All through school, I never once thought that my differences provided me with any positive benefits. They were just inconveniences that occasionally prevented me from doing things that I wished I could but knew I couldn’t. At first it was piano and sports. Later it was any kind of competition that involved physical appearance. I knew I’d never have a chance in a beauty contest. In addition to perky breasts and a slender waist, prom queens and Miss Americas always have ten fingers and ten toes and legs that are the same length. I shrugged it off and did science fairs and writing contests and outdoor survival skills competitions. Again, I didn’t suffer. I just looked for options open to me.

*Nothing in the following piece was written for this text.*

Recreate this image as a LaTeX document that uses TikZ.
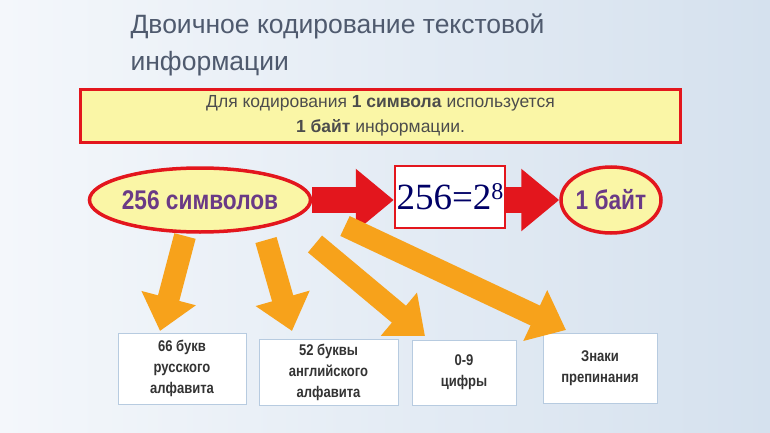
\documentclass[tikz,border=0pt]{standalone}
\usepackage{fontspec}
\setmainfont{Liberation Sans}
\newfontfamily\narrowf[FakeStretch=0.84]{Liberation Sans}
\newfontfamily\timesf{Liberation Serif}
\usetikzlibrary{arrows.meta,shapes.geometric}
\definecolor{ttl}{HTML}{4F5A6E}
\definecolor{ylw}{HTML}{FAF6A6}
\definecolor{rd}{HTML}{E3161D}
\definecolor{org}{HTML}{F7A21B}
\definecolor{purp}{HTML}{6A3A86}
\definecolor{bxb}{HTML}{B7CBE0}
\definecolor{bgl}{HTML}{F4F7FB}
\definecolor{bgr}{HTML}{D5E1EE}
\begin{document}
\begin{tikzpicture}[x=1pt,y=-1pt,
  oval/.style={ellipse,draw=rd,line width=3.5pt,fill=ylw,font=\narrowf\bfseries\fontsize{27}{29}\selectfont,text=purp},
  leaf/.style={draw=bxb,fill=white,line width=0.6pt,font=\narrowf\bfseries\fontsize{15.5}{21}\selectfont,align=center,text=black!80,inner sep=0pt},
  redarr/.style={rd,line width=26pt,-{Triangle[width=60pt,length=38pt]}},
  orarr/.style={org,line width=22pt,-{Triangle[width=54pt,length=34pt]}}]
\shade[left color=bgl,right color=bgr] (0,0) rectangle (770,433);
\useasboundingbox (0,0) rectangle (770,433);
\node[text=ttl,font=\fontsize{26.5}{37}\selectfont,align=left,anchor=north west] (title) at (127,10) {Двоичное кодирование текстовой\\информации};
\node[draw=rd,line width=2.5pt,fill=ylw,minimum width=600pt,minimum height=53pt,font=\fontsize{17.5}{25}\selectfont,text=black!70,align=center] (rule) at (380.5,116) {Для кодирования \textbf{1 символа} используется\\\textbf{1 байт} информации.};
\node[oval,minimum width=212pt,minimum height=64pt,inner sep=0pt] (sym) at (200,200) {256 символов};
\node[draw=rd,line width=2.5pt,fill=white,minimum width=110pt,minimum height=62pt,inner sep=0pt,text=blue!40!black,font=\timesf\fontsize{37}{38}\selectfont] (eq) at (450,197) {256=2\raisebox{0.6ex}{\fontsize{24}{24}\selectfont 8}};
\node[oval,minimum width=100pt,minimum height=66pt,inner sep=0pt] (byte) at (611,200) {1 байт};
\draw[redarr] (sym.east) -- (eq.west |- sym.east);
\draw[redarr] (eq.east |- byte.west) -- (byte.west);
\node[leaf,minimum width=128pt,minimum height=71pt] (b1) at (182,368.5) {66 букв\\русского\\алфавита};
\node[leaf,minimum width=139pt,minimum height=66pt] (b2) at (328.5,372) {52 буквы\\английского\\алфавита};
\node[leaf,minimum width=104pt,minimum height=65pt] (b3) at (464,372.5) {0-9\\цифры};
\node[leaf,minimum width=114pt,minimum height=70pt] (b4) at (600,368) {Знаки\\препинания};
\coordinate (o1) at (185,236); \coordinate (t1) at (160,331);
\coordinate (o2) at (266,240); \coordinate (t2) at (292,331);
\coordinate (o3) at (315,244); \coordinate (t3) at (425,336);
\coordinate (o4) at (345,226); \coordinate (t4) at (566,330);
\draw[orarr] (o1) -- (t1);
\draw[orarr] (o2) -- (t2);
\draw[orarr] (o3) -- (t3);
\draw[orarr] (o4) -- (t4);
\end{tikzpicture}
\end{document}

Only as an adult did it dawn on me that my so-called disability actually had provided me with advantages. As a teenager, I thought it had prevented me from being a beauty queen. As an adult, I realized it had saved me. And once I had that thought, others rushed into my head in a torrent. I couldn’t wear those strappy stiletto sandals, but I also didn’t have to. Someday, I might add up all the money I’ve saved on shoes, even though the customized shoes I do wear are expensive. Add in the time I’ve never spent shopping for shoes, and I get even happier. Don’t get me wrong. I wouldn’t wish my left foot on anyone. I’ve just learned to appreciate the unique privileges it has given me.

And this brings me back to the three-legged dog. Just like I never had to strut across a stage in a bathing suit, he will never have to prance around a ring at the Westminster Dog Show. We both may be missing something, but the longer I live, the more I realize I have gained from my differently sculpted extremities. Maybe someday, I’ll even discover it’s a super power.

13 thoughts to “My Life as a Three-Legged Dog”

  1. Megan This is lovely and wise. I enjoy your super powers since I have been the beneficiary of them many times.

  2. I have to add my feelings about your super powers. I am In awe of them and I want to be around you EXACTLY as you are!! You have some powerful gifts

  3. I love this! Thank you

    I met your talents before groking the extent of your limitations, so those limits were shocking in the context of eg your “calligraphy”. (Anyone who’s seen this art knows the term ‘calligraphy’ isn’t descriptive.) Matching the superpower owner with the mild mannered gimp shocked me (tho anyone who knows Megan knows ‘mild-mannered’ isn’t quite descriptive either)

    Your amazing brain, your will, & supportive family allowed your skeleton, tendons and ligaments to create a new arrangement all your own.

    Here is BBC on three-legged dogs & skeletons

    1. Kathryn, thank you! I can’t tell you how much your words mean to me. The story about the three-legged goat is amazing! Thanks so much for sharing. It gives so much depth to the whole “nature vs. nurture” conversation. I had never thought of it in physical terms before, even though I myself exhibit evidence of it. (When you don’t have an index finger, another finger steps up!)